### THE TASK:
Where a line in the listing contains the string "this", copy that line out.

### GIVEN INFORMATION:
[START]
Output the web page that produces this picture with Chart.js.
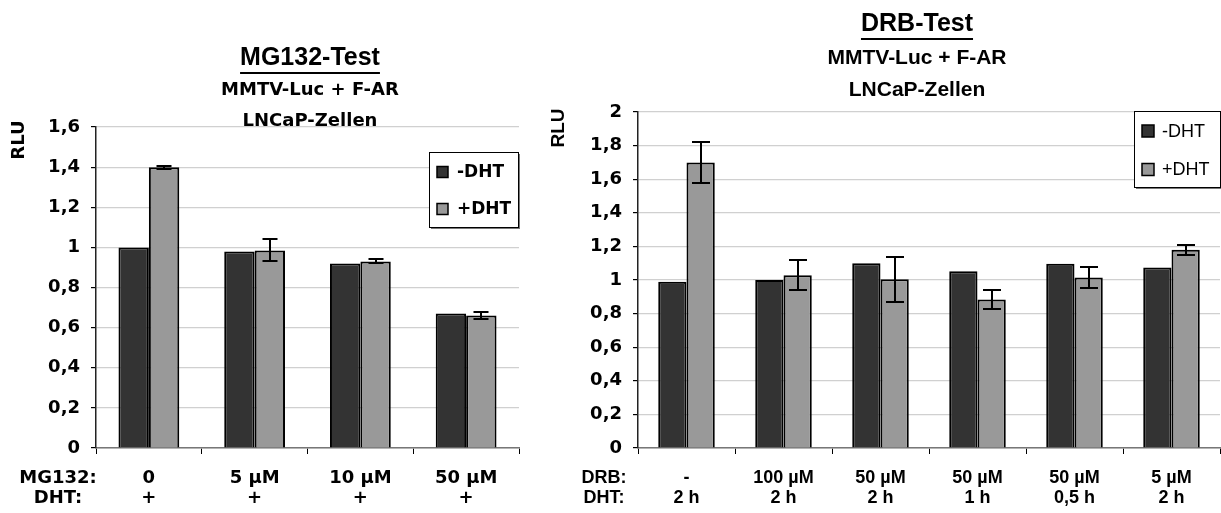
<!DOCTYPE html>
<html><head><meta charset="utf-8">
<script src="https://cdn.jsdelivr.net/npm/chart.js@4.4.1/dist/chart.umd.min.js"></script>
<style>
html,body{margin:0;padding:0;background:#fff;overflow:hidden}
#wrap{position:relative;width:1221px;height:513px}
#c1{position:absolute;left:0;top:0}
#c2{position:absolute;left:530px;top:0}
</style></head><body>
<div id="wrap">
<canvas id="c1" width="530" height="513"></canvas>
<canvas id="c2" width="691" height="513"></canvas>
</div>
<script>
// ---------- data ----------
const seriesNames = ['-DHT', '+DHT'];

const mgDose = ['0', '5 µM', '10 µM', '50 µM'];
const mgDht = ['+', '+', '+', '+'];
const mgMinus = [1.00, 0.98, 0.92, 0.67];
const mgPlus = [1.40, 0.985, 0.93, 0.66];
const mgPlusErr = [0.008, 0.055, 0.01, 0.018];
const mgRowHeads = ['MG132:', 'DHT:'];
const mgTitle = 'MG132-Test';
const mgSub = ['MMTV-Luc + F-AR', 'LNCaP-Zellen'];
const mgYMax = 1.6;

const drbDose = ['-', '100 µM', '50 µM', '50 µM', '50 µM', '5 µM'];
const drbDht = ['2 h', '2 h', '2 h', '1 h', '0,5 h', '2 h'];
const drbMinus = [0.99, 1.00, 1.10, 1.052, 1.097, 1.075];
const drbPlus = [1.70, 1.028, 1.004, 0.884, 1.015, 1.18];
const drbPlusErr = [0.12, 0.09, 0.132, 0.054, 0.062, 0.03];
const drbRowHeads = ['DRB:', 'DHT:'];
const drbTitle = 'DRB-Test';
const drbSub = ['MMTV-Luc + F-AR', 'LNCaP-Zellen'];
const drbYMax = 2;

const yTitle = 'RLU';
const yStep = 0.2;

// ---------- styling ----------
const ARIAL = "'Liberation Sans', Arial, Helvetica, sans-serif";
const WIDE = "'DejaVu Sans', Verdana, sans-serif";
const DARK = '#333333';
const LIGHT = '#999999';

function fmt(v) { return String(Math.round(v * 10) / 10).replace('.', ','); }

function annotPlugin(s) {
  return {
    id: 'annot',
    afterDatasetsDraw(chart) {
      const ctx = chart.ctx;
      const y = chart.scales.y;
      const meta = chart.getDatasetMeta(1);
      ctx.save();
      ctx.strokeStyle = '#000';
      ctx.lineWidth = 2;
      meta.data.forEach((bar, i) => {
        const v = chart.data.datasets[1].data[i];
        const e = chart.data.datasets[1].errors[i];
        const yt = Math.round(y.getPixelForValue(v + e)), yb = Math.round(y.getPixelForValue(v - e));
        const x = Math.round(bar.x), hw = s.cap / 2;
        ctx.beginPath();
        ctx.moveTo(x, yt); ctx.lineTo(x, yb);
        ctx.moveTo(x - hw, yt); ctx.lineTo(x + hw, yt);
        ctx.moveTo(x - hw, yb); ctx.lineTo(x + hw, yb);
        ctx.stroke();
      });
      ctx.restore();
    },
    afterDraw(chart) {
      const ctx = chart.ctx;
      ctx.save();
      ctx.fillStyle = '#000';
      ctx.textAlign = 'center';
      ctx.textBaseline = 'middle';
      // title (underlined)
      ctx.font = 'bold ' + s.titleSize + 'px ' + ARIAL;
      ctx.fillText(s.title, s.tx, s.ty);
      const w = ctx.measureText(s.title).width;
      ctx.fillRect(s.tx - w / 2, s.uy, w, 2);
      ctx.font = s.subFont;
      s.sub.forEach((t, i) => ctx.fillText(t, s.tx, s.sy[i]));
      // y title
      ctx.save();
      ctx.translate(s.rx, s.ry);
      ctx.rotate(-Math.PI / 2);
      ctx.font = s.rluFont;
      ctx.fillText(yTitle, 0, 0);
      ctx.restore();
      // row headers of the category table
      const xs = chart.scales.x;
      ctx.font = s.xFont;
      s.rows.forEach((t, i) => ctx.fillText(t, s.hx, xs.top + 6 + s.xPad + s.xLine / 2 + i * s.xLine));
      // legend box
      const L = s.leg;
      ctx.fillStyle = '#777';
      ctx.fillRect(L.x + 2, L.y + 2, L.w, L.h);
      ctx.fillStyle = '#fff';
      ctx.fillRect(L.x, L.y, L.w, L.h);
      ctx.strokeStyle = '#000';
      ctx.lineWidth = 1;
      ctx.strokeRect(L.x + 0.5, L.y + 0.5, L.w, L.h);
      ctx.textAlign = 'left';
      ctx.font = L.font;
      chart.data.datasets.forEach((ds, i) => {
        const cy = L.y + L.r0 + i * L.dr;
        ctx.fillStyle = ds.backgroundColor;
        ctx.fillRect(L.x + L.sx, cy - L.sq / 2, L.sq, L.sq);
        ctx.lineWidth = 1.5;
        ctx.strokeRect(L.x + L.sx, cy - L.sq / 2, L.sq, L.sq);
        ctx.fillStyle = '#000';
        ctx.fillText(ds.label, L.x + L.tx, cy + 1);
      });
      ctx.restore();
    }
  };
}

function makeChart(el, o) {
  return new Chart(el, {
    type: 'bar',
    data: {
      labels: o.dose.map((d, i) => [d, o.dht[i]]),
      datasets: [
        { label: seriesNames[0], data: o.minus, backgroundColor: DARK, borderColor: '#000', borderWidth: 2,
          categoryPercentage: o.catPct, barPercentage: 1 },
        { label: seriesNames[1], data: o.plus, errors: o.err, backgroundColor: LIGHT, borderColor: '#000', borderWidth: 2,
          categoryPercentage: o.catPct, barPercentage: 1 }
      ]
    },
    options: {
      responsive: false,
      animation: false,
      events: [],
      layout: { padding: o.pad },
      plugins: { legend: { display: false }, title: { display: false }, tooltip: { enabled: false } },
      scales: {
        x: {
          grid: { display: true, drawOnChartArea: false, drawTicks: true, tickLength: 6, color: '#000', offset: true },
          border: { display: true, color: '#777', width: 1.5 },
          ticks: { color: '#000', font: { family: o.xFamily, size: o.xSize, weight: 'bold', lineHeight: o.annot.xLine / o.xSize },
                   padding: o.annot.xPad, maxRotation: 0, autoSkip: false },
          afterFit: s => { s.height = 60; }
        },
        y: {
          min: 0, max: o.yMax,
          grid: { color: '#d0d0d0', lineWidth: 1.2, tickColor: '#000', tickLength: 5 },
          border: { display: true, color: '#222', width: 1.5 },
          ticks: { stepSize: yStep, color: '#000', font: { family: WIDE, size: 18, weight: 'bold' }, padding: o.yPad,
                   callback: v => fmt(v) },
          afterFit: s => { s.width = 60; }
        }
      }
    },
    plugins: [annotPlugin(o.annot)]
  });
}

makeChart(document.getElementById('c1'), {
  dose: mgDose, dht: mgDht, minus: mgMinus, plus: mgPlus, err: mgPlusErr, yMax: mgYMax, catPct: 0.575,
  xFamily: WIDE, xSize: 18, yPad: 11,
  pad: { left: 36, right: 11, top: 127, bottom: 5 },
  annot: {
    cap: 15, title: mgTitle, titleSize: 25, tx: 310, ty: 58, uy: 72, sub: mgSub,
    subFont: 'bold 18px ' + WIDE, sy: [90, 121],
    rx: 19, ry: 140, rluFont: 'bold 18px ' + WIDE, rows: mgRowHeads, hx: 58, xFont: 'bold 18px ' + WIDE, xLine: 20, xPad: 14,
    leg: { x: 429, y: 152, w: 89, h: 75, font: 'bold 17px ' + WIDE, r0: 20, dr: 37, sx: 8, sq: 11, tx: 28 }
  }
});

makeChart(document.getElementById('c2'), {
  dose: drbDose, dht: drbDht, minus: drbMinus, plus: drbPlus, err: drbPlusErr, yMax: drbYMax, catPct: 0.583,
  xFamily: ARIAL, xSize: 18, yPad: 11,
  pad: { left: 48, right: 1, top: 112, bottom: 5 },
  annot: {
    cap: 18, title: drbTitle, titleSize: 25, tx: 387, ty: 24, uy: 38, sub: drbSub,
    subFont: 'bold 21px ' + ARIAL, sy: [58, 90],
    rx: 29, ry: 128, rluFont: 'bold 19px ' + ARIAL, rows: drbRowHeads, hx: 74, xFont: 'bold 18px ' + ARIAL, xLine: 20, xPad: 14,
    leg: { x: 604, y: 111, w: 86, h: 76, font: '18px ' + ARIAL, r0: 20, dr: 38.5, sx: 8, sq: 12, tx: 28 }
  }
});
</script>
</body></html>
[END]
[START]
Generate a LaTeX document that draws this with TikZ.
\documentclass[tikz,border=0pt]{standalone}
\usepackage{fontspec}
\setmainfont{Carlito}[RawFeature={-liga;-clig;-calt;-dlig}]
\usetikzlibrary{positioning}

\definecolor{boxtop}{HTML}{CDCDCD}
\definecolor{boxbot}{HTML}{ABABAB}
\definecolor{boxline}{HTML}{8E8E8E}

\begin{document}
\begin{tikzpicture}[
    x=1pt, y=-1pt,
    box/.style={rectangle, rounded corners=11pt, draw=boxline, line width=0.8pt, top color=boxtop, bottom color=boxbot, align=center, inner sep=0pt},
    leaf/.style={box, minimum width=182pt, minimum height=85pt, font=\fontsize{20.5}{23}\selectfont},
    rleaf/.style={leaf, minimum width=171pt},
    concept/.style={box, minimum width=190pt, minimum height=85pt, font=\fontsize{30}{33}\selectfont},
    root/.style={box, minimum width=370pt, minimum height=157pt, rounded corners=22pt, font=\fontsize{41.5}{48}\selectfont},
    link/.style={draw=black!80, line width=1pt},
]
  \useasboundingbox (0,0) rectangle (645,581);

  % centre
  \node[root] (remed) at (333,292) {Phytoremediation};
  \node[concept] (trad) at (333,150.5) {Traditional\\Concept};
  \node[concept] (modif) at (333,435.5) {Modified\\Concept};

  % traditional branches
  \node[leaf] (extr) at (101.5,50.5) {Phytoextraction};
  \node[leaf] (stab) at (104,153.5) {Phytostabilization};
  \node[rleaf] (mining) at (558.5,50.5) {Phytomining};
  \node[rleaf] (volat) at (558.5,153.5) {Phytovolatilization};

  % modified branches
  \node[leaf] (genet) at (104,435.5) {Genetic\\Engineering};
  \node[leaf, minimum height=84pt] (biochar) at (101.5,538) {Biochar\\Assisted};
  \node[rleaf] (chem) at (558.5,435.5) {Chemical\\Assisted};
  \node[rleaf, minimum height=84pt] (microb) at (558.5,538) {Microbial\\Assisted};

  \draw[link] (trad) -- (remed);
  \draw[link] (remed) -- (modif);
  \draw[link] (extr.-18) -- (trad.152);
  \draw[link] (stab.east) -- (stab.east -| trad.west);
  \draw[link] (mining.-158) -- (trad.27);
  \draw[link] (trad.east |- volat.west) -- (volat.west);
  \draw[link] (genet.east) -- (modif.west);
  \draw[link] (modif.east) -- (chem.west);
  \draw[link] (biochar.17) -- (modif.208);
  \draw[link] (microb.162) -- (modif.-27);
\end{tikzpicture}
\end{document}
[END]
### RESPONSE TO THE TASK:
Output the web page that produces this picture with Chart.js.
Generate a LaTeX document that draws this with TikZ.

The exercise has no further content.